Greetings,
On 10/20/24 01:56, Kent Overstreet wrote:
copygc tries to wait in a way that balances waiting for work to
accumulate with running before we run out of free space - but for a
variety of reasons (multiple devices, io clock slop, the vagaries of
fragmentation) this isn't completely reliable.
So to avoid getting stuck, add direct wakeups from the allocator to the
copygc thread when we start to notice we're low on free buckets.
Since I switched to 6.11.x from 6.10.x, I've had "Allocator stuck?
Waited for 30 seconds" messages and I/O would stop to the FS. No timeout
on read, for example, but it just stops for hours, until I reboot. I'm
able to quickly and reliably trigger this with my workload.
I applied this patch on top of 6.11.4 but can still see "Allocator
stuck" in dmesg. I see the following before and after the patch:-
"BUG: unable to handle page fault for address: fffffffffffff81b
#PF: supervisor read access in kernel mode
#PF: error_code(0x0000) - not-present page"
...
"RIP: 0010:bch2_btree_path_peek_slot+0x64/0x210 [bcachefs]"
A longer log snippet of "allocator stuck" and the above are at:
https://pastebin.com/ptuzaryi
I did fsck after FS got stuck, and errors were found and fixed, but
issue happens again, before and after the patch.

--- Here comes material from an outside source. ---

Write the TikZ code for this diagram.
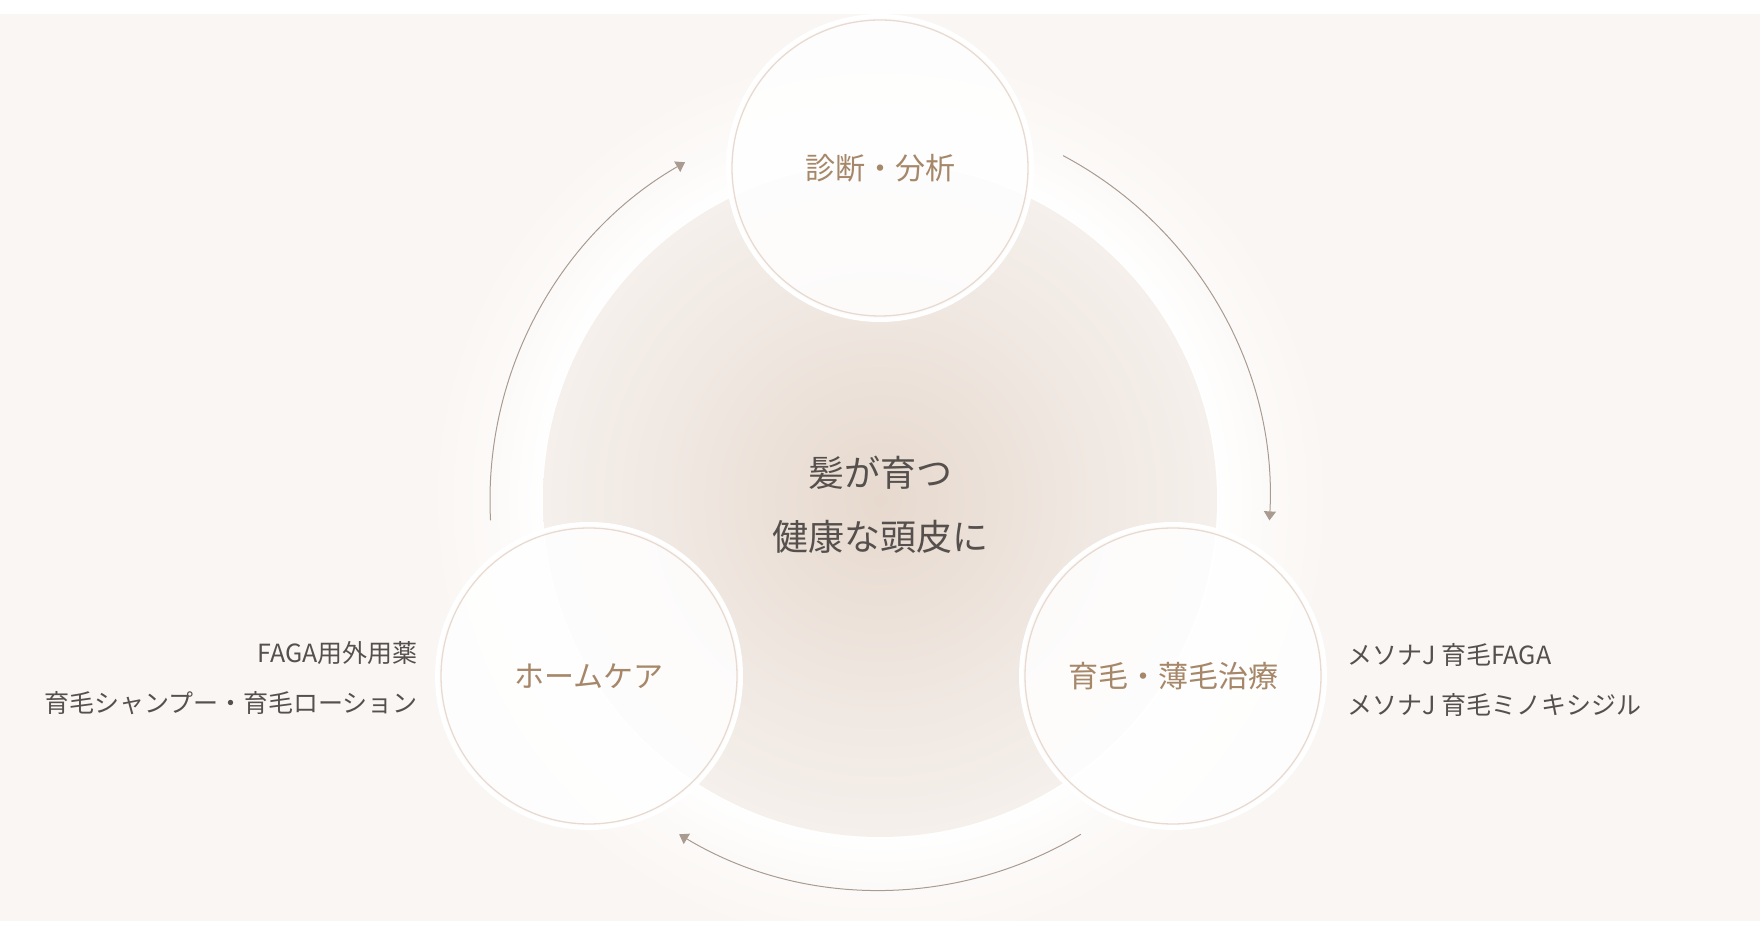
\documentclass[tikz,border=0pt]{standalone}
\usepackage{fontspec}
\usetikzlibrary{arrows.meta,calc}
\newfontfamily\cjk{Noto Sans CJK JP}

\definecolor{bgc}{RGB}{250,246,243}
\definecolor{scalpmid}{RGB}{231,217,206}
\definecolor{scalpring}{RGB}{238,229,222}
\definecolor{scalpedge}{RGB}{245,240,236}
\definecolor{ringc}{RGB}{232,218,208}
\definecolor{labelc}{RGB}{166,135,105}
\definecolor{textc}{RGB}{85,80,77}
\definecolor{flowc}{RGB}{170,155,145}

\pgfdeclareradialshading{glow}{\pgfpoint{0bp}{0bp}}{color(0bp)=(white); color(18.5bp)=(white); color(21.5bp)=(white!45!bgc); color(25bp)=(bgc); color(50bp)=(bgc)}
\pgfdeclareradialshading{scalp}{\pgfpoint{0bp}{0bp}}{color(0bp)=(scalpmid); color(12.5bp)=(scalpring); color(25bp)=(scalpedge); color(50bp)=(scalpedge)}

\tikzset{
  stage/.style={circle,minimum size=304pt,inner sep=0pt,fill=white,fill opacity=0.86,
    text opacity=1,draw=white,line width=4pt,text=labelc,font=\cjk\fontsize{30}{36}\selectfont},
  sidetext/.style={text=textc,font=\cjk\fontsize{25}{50}\selectfont,inner sep=0pt},
  flow/.style={draw=flowc,line width=1pt,-{Triangle[width=12pt,length=9pt]}}
}

\begin{document}
\begin{tikzpicture}[x=1pt,y=1pt]
   \useasboundingbox (0,0) rectangle (1760,941);
   \fill[white] (0,0) rectangle (1760,941);
   \coordinate (mid) at (880,441);
   \begin{scope}
    \clip (0,20) rectangle (1760,927);
    \fill[bgc] (0,20) rectangle (1760,927);
    \shade[shading=glow] (mid) circle[radius=450pt];
    \shade[shading=scalp] (mid) circle[radius=337pt];
   \end{scope}
   \node[text=textc,font=\cjk\fontsize{36}{64}\selectfont,align=center] (core) at (880,436) {髪が育つ\\健康な頭皮に};
   \coordinate (f1) at ($(mid)+(183:390pt)$);
   \coordinate (f2) at ($(mid)+(62:390pt)$);
   \coordinate (f3) at ($(mid)+(-59:390pt)$);
   \draw[flow] (f1) arc[start angle=183,end angle=120,radius=390pt];
   \draw[flow] (f2) arc[start angle=62,end angle=-3,radius=390pt];
   \draw[flow] (f3) arc[start angle=-59,end angle=-121,radius=390pt];
   \begin{scope}[every node/.style={stage}]
    \node (diag) at (880,773) {診断・分析};
    \node (care) at (589,265) {ホームケア};
    \node (treat) at (1173,265) {育毛・薄毛治療};
   \end{scope}
   \foreach \n in {diag,care,treat}
    \draw[ringc,line width=1.3pt] (\n.center) circle[radius=148pt];
   \node[sidetext,anchor=east,align=right] (carelist) at (418,263) {FAGA用外用薬\\育毛シャンプー・育毛ローション};
   \node[sidetext,anchor=west,align=left] (treatlist) at (1347,261) {メソナJ 育毛FAGA\\メソナJ 育毛ミノキシジル};
\end{tikzpicture}
\end{document}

Some info that might be needed: I'm using ECC RAM, 2x SAS SSDs, 2x SATA
HDDs, LUKS, and the following opts:
starting version 1.12: rebalance_work_acct_fix
opts=metadata_replicas=2,data_replicas=2,metadata_replicas_required=2,data_replicas_required=2,
metadata_checksum=xxhash,data_checksum=xxhash,compression=lz4,background_compression=gzip,metadata_target=ssd,foreground_target=ssd,
background_target=hdd,promote_target=ssd
Let me know if I can help.
Thanks!
Ahmad